In 1996, in Milan, Acimall (www.acimall.com), The Italian Association of Manufacturers of Woodworking Machinery and Accessories was set up. At the beginning there were only a few dozen members, but numbers have continued to grow up to the present-day. It now includes 300 important companies, accounting for a total of 12,000 jobs; a total turnover of around €1.5 billion, over 80% of which is realised on international markets; a commercial system based on a number of important international shows and, at the same time, on a dense network of agencies and offices which make it possible for the many Italian brands in the sector to be present in almost all the countries of the world.
This success is built on the ability to constantly invent new technological solutions, and to offer a constantly efficient answer to changing user demands, but also to adopt all the innovations which electronics, numerical control systems, laser technologies, and non-invasive control processes have made available. This, naturally, has taken place while also responding positively to the increasingly stringent safety regulations regarding the use of machinery, which became law first in Europe and the United States and, subsequently in many other countries. This is extremely expensive, and in many cases has involved redesigning important elements in the production systems.
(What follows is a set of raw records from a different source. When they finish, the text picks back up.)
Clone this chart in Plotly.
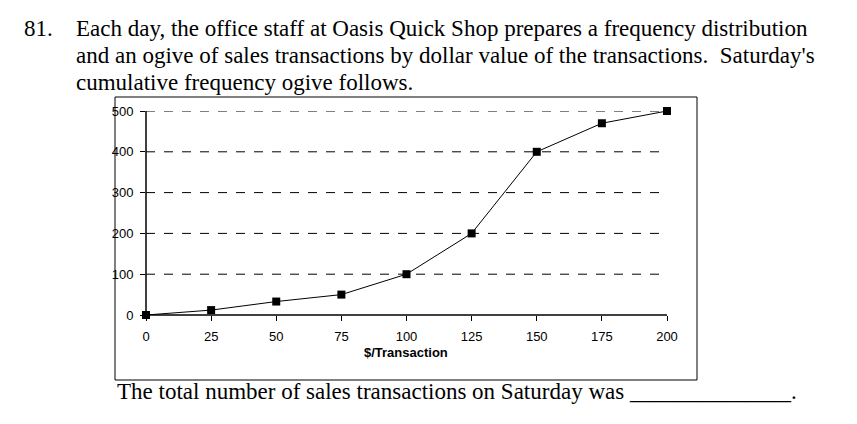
import plotly.graph_objects as go

# Saturday ogive data
dollars = [0, 25, 50, 75, 100, 125, 150, 175, 200]
cum_freq = [0, 12, 33, 50, 100, 200, 400, 470, 500]
x_ticks = [0, 25, 50, 75, 100, 125, 150, 175, 200]
y_ticks = [0, 100, 200, 300, 400, 500]

W, H = 857, 424
OFF = 8  # page body margin
L, R, T, B = 146 - OFF, 667 - OFF, 111 - OFF, 315 - OFF  # plot area in pixels


def px(x):
    return (x - OFF - L) / (R - L)


def py(y):
    return (B - (y - OFF)) / (B - T)


fig = go.Figure()
fig.add_trace(go.Scatter(
    x=dollars, y=cum_freq, mode="lines+markers",
    line=dict(color="black", width=1),
    marker=dict(symbol="square", size=8, color="black"),
    cliponaxis=False, showlegend=False
))

tick_font = dict(family="Arial", size=13, color="black")
fig.update_xaxes(range=[0, 200], tickvals=x_ticks, showgrid=False, zeroline=False,
                 showline=False, ticks="outside", ticklen=5, tickcolor="black",
                 tickfont=tick_font, ticklabelstandoff=4)
fig.update_yaxes(range=[0, 500], tickvals=y_ticks, showgrid=False, zeroline=False,
                 showline=False, ticks="outside", ticklen=5, tickcolor="black",
                 tickfont=tick_font, ticklabelstandoff=4)

# dashed grid lines
for v in y_ticks[1:]:
    fig.add_shape(type="line", xref="paper", yref="y", x0=0, x1=1, y0=v, y1=v,
                  line=dict(color="black", width=1, dash="dash"))
# axis lines
fig.add_shape(type="line", xref="paper", yref="paper", x0=0, x1=1, y0=0, y1=0,
              line=dict(color="black", width=1.5))
fig.add_shape(type="line", xref="paper", yref="paper", x0=0, x1=0, y0=0, y1=1,
              line=dict(color="black", width=1.5))
# chart frame
fig.add_shape(type="rect", xref="paper", yref="paper", x0=px(115), x1=px(697),
              y0=py(380), y1=py(97), line=dict(color="black", width=1))

times = dict(family="Liberation Serif, Times New Roman", size=23, color="black")
fig.add_annotation(text="<b>$/Transaction</b>", xref="paper", yref="paper", x=px(406), y=py(362),
                   showarrow=False, font=dict(family="Arial", size=13, color="black"))
fig.add_annotation(text="81.", xref="paper", yref="paper", x=px(22), y=py(14),
                   xanchor="left", showarrow=False, font=times)
lines = ["Each day, the office staff at Oasis Quick Shop prepares a frequency distribution",
         "and an ogive of sales transactions by dollar value of the transactions.  Saturday's",
         "cumulative frequency ogive follows."]
for i, s in enumerate(lines):
    fig.add_annotation(text=s, xref="paper", yref="paper", x=px(74), y=py(14 + 27 * i),
                       xanchor="left", showarrow=False, font=times)
fig.add_annotation(text="The total number of sales transactions on Saturday was ______________.",
                   xref="paper", yref="paper", x=px(115), y=py(406),
                   xanchor="left", showarrow=False, font=times)

fig.update_layout(width=W, height=H, margin=dict(l=L, r=W - R, t=T, b=H - B),
                  plot_bgcolor="white", paper_bgcolor="white")
fig.write_html("out.html")
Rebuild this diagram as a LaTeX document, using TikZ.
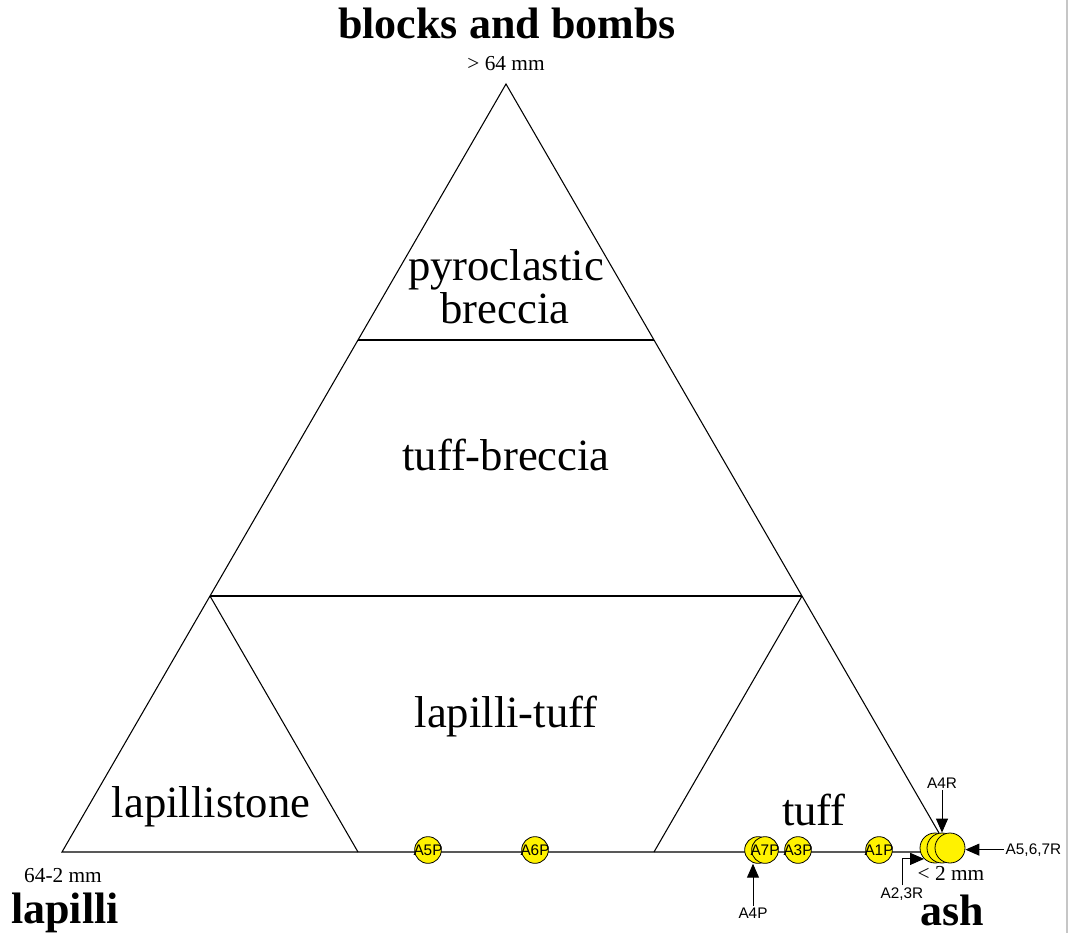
\documentclass[tikz,border=0pt]{standalone}
\usepackage{fontspec}
\setmainfont{Liberation Serif}
\setsansfont{Liberation Sans}
\usepackage{tikz}
\usetikzlibrary{positioning}
\usetikzlibrary{calc}
\usetikzlibrary{arrows.meta}
\tikzset{
	field/.style={font=\fontsize{33.5}{38}\selectfont, anchor=base},
	pole/.style={font=\bfseries\fontsize{33}{38}\selectfont, anchor=base, inner sep=1pt},
	grain/.style={font=\fontsize{16}{18}\selectfont, anchor=base, inner sep=1pt},
	tag/.style={font=\sffamily\fontsize{11.5}{13}\selectfont, inner sep=1pt},
	sample/.style={circle, draw, fill=yellow, minimum size=20pt, inner sep=0pt, line width=0.6pt},
	bigsample/.style={sample, minimum size=22.5pt},
	pointer/.style={-{Triangle[length=10.5pt,width=9pt]}, line width=0.75pt}
}

\begin{document}
\begin{tikzpicture}[x=0.75pt, y=-0.75pt, line width=0.8pt]
		\useasboundingbox (0,0) rectangle (1072,933);
		\draw [gray!45, line width=1pt] (1067,0) -- (1067,933);
		\coordinate (Top) at (506,84);
		\coordinate (Left) at (62,852);
		\coordinate (Right) at (950,852);
		\coordinate (L1) at ($(Left)!1/3!(Top)$);
		\coordinate (L2) at ($(Left)!2/3!(Top)$);
		\coordinate (R1) at ($(Right)!1/3!(Top)$);
		\coordinate (R2) at ($(Right)!2/3!(Top)$);
		\coordinate (B1) at ($(Left)!1/3!(Right)$);
		\coordinate (B2) at ($(Left)!2/3!(Right)$);
		\draw (Top) -- (Left) -- (Right) -- cycle;
		\draw (L2) -- (R2);
		\draw (L1) -- (R1);
		\draw (L1) -- (B1);
		\draw (R1) -- (B2);
		
		\node [pole] at (507,38) (BB) {blocks and bombs};
		\node [grain] at (506,70) (BBsize) {> 64 mm};
		\node [pole] at (65,923) (Lap) {lapilli};
		\node [grain] at (63,882) (Lapsize) {64-2 mm};
		\node [pole] at (952,925) (Ash) {ash};
		\node [grain] at (951,880) (Ashsize) {< 2 mm};
		
		\node [field] at (506,280) (PB) {pyroclastic};
		\node [field] at (505,323) (PB2) {breccia};
		\node [field] at (506,470) (TB) {tuff-breccia};
		\node [field] at (506,727) (LT) {lapilli-tuff};
		\node [field] at (211,817) (LS) {lapillistone};
		\node [field] at (814,825) (TF) {tuff};
		
		\node [sample, label={[tag]center:A5P}] at (428,850) (sA5P) {};
		\node [sample, label={[tag]center:A6P}] at (535,850) (sA6P) {};
		\node [sample] at (758,850) (sA4P) {};
		\node [sample, label={[tag]center:A7P}] at (765,850) (sA7P) {};
		\node [sample, label={[tag]center:A3P}] at (798,850) (sA3P) {};
		\node [sample, label={[tag]center:A1P}] at (879,850) (sA1P) {};
		\node [bigsample] at (935,848) (sA23R) {};
		\node [bigsample] at (942,848) (sA4R) {};
		\node [bigsample] at (950,848) (sA567R) {};
		
		\node [tag, anchor=base] at (942,788) (tA4R) {A4R};
		\node [tag, anchor=base east] at (1063,854) (tA567R) {A5,6,7R};
		\node [tag, anchor=base] at (902,898) (tA23R) {A2,3R};
		\node [tag, anchor=base] at (753,918) (tA4P) {A4P};
		\draw [pointer] (tA4R.south) -- (sA4R.north);
		\draw [pointer] (tA567R.west) -- (tA567R.west -| sA567R.east);
		\draw [pointer] (tA4P.north) -- (tA4P.north |- sA4P.south);
		\draw [pointer] (tA23R.north) |- (sA23R.south west);
		
		\end{tikzpicture}
\end{document}
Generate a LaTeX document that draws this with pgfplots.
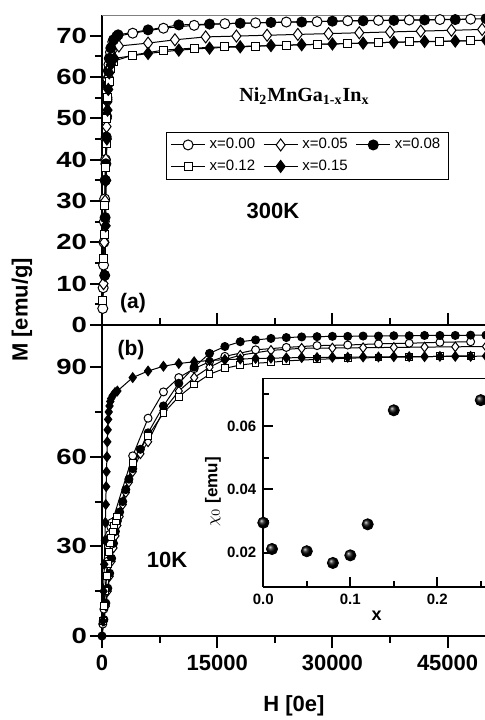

Today, despite the difficulties of an international economic slump and an exchange rate between euros and US dollars which penalises exports from Europe, the Italian woodworking machinery industry maintains a solid position as an international leader. Italian exports towards the other countries of the EU account for around € 500 million per year, while those destined to the non-EU European countries are in continuous growth, reaching in 2003 an overall value of over €250 million. Naturally, the American market is also extremely important, where Italian industries, despite the problems linked to the exchange rate, export products worth over € 200 million. This then is a picture which reflects the difficulties of international trade, which confirms Italy as second in the worldwide league table of exporters, with a quota of 20% of the world market, straight after Germany (29%), but well ahead of other countries present on international markets, such as Japan (6%), Taiwan (12%) and the United States (5%).